About this Research Topic
Pathogenic Escherichia coli strains cause a large number of diseases in humans, including diarrhea, hemorrhagic colitis, hemolytic uremic syndrome, urinary tract infections, and neonatal meningitis, while in animals they cause diseases such as calf scours and mastitis in cattle, post-weaning diarrhea and edema disease in pigs, and peritonitis and airsacculitis in chickens. The different E. coli pathotypes are characterized by the presence of specific sets of virulence-related genes. Therefore, it is not surprising that pathogenic E. coli constitutes a genetically heterogeneous family of bacteria, and they are continuing to evolve. Rapid and accurate molecular methods are critically needed to detect and trace pathogenic E. coli in food and animals and for epidemiological investigations to enhance food safety and animal and human health and to minimize the size and geographical extent of outbreaks.
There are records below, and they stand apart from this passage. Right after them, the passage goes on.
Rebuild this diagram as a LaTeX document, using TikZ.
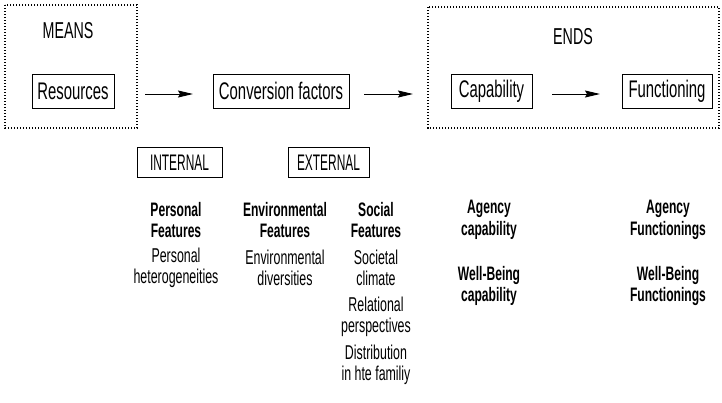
\documentclass[tikz,border=0pt]{standalone}
\usepackage{fontspec}
\setmainfont{Liberation Sans}[FakeStretch=0.62]
\newfontfamily\tagfont{Liberation Sans}[FakeStretch=0.53]
\usetikzlibrary{arrows.meta}
\begin{document}
\begin{tikzpicture}[x=1pt,y=-1pt,
  box/.style={draw,line width=0.9pt,minimum height=34pt,inner xsep=4pt,font=\fontsize{24}{26}\selectfont},
  tag/.style={draw,line width=0.9pt,minimum height=30pt,inner xsep=4pt,font=\tagfont\fontsize{22.5}{24}\selectfont},
  grp/.style={draw,line width=1.4pt,dash pattern=on 1.4pt off 1.6pt},
  head/.style={font=\fontsize{23}{25}\selectfont},
  bld/.style={align=center,font=\bfseries\fontsize{19.5}{21.5}\selectfont},
  reg/.style={align=center,font=\fontsize{20}{21}\selectfont},
  arr/.style={-{Stealth[length=15pt,width=7pt,inset=2pt]},line width=0.9pt}]
\useasboundingbox (0,0) rectangle (722,402);
\draw[grp] (5,5) rectangle (137,128);
\draw[grp] (428,7) rectangle (719,128);
\node[head] (means) at (68,31) {MEANS};
\node[head] (ends) at (573,37) {ENDS};
\node[box,minimum width=82pt] (res) at (73,91) {Resources};
\node[box,minimum width=136pt] (conv) at (281,91) {Conversion factors};
\node[box,minimum width=81pt] (cap) at (491.5,91) {Capability};
\node[box,minimum width=90pt] (fun) at (667,91) {Functioning};
\coordinate (a1s) at (145,94); \coordinate (a1e) at (193,94);
\coordinate (a2s) at (364,94); \coordinate (a2e) at (413,94);
\coordinate (a3s) at (552,94); \coordinate (a3e) at (600,94);
\draw[arr] (a1s) -- (a1e);
\draw[arr] (a2s) -- (a2e);
\draw[arr] (a3s) -- (a3e);
\node[tag,minimum width=85pt] (int) at (179.5,162.5) {INTERNAL};
\node[tag,minimum width=81pt] (ext) at (328.5,162.5) {EXTERNAL};
\node[bld] (pf) at (176,220) {Personal\\Features};
\node[reg] (ph) at (176,268) {Personal\\heterogeneities};
\node[bld] (ef) at (285,220) {Environmental\\Features};
\node[reg] (ed) at (285,268) {Environmental\\diversities};
\node[bld] (sf) at (376,220) {Social\\Features};
\node[reg] (sc) at (376,268) {Societal\\climate};
\node[reg] (rp) at (376,317) {Relational\\perspectives};
\node[reg] (dh) at (376,365) {Distribution\\in hte familiy};
\node[bld] (ac) at (489,220) {Agency\\capability};
\node[bld] (wc) at (489,286) {Well-Being\\capability};
\node[bld] (af) at (668,220) {Agency\\Functionings};
\node[bld] (wf) at (668,286) {Well-Being\\Functionings};
\end{tikzpicture}
\end{document}
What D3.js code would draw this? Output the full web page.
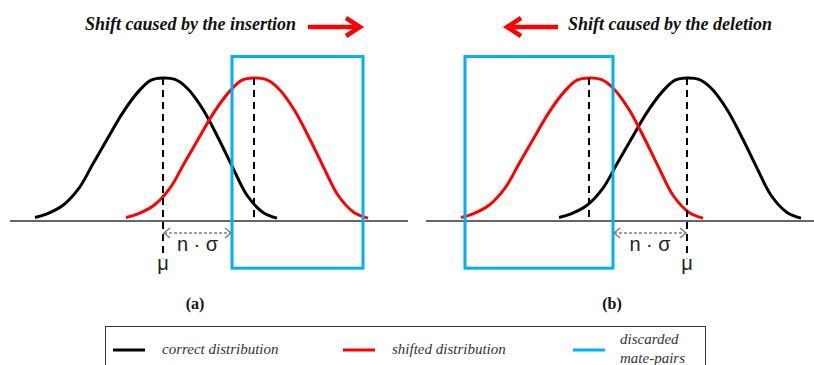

The serotype of E. coli strains has traditionally been determined using antisera raised against the >180 different O- (somatic) and 53 H- (flagellar) antigens. However, there are many problems associated with serotyping, including: it is labor-intensive and time consuming; cross reactivity of the antisera with different serogroups occurs; antisera are available only in specialized laboratories; and many strains are non-typeable. Molecular serotyping targeting O-group-specific genes within the E. coli O-antigen gene clusters and genes that are involved in encoding for the different flagellar types offers an improved approach for determining the E. coli O- and H-groups. Furthermore, molecular serotyping can be coupled with determination of specific sets of virulence genes carried by the strain offering the possibility of determine O-group, pathotype, and the pathogenic potential simultaneously. Sequencing of the O-antigen gene clusters of all of the known O-groups of E. coli is now complete, and the sequences have been deposited in the GenBank database. The sequence information has revealed that some E. coli serogroups have identical sequences while others have point mutations or insertion sequences and type as different serogroups in serological reactions.
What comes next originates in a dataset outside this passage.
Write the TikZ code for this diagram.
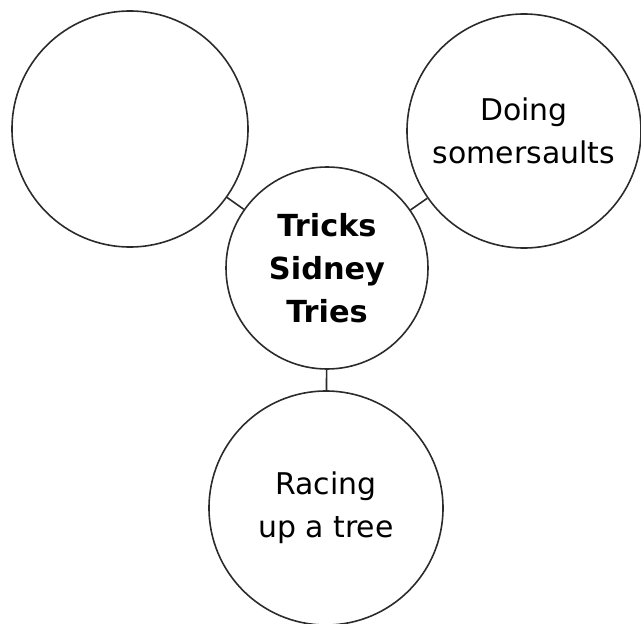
\documentclass[tikz,border=0pt]{standalone}
\usepackage{fontspec}
\setmainfont{DejaVu Sans}
\usepackage{xcolor}
\definecolor{linegray}{HTML}{2B2B2B}
\usepackage{tikz}
\usetikzlibrary{positioning}

\begin{document}
\begin{tikzpicture}[x=1bp, y=-1bp,
    bubble/.style={circle, draw=linegray, line width=1.6pt, inner sep=0pt,
      align=center, font=\fontsize{30}{43}\selectfont},
    link/.style={draw=linegray, line width=1.6pt}]
  \useasboundingbox (0,0) rectangle (641,624);

  \node[bubble, minimum size=202bp, font=\fontsize{30.5}{43}\selectfont\bfseries] (hub) at (327,268) {Tricks\\Sidney\\Tries};
  \node[bubble, minimum size=236bp] (empty) at (130,129) {};
  \node[bubble, minimum size=234bp] (somersaults) at (524,131) {Doing\\somersaults};
  \node[bubble, minimum size=234bp] (tree) at (326,508) {Racing\\up a tree};

  \draw[link] (empty) -- (hub);
  \draw[link] (somersaults) -- (hub);
  \draw[link] (hub) -- (tree);
\end{tikzpicture}
\end{document}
There are also a number of other ambiguities in serotyping that need to be resolved. Therefore, there is an essential need to resolve these issues and to revise the E. coli serotype nomenclature based on these findings. There are emerging technologies that can potentially be applied for molecular serotyping and detection and characterization of E. coli. Through a Frontiers Research Topic, it is anticipated that a wide audience will be embraced in this discussion with articles presented by prominent E. coli experts from throughout the world and industry groups with novel promising technologies for molecular serotyping and pathotyping.
On a related topic, the genome sequence of thousands of E. coli strains have been deposited in GenBank, and this information is revealing unique markers such as CRISPR (clustered regularly interspaced short palindromic repeats) and virulence gene markers that could be used to identify E. coli pathotypes. Whole genome sequencing now provides the opportunity to study the role of horizontal gene transfer in the evolution and emergence of pathogenic E. coli strains. Whole genome sequencing approaches are being investigated for genotyping and outbreak investigation for regulatory and public health needs; however, there is a need for establishing bioinformatics pipelines able to handle large amounts of data as we move toward the use of genetic approaches for non-culture-based detection and characterization of E. coli and for outbreak investigations.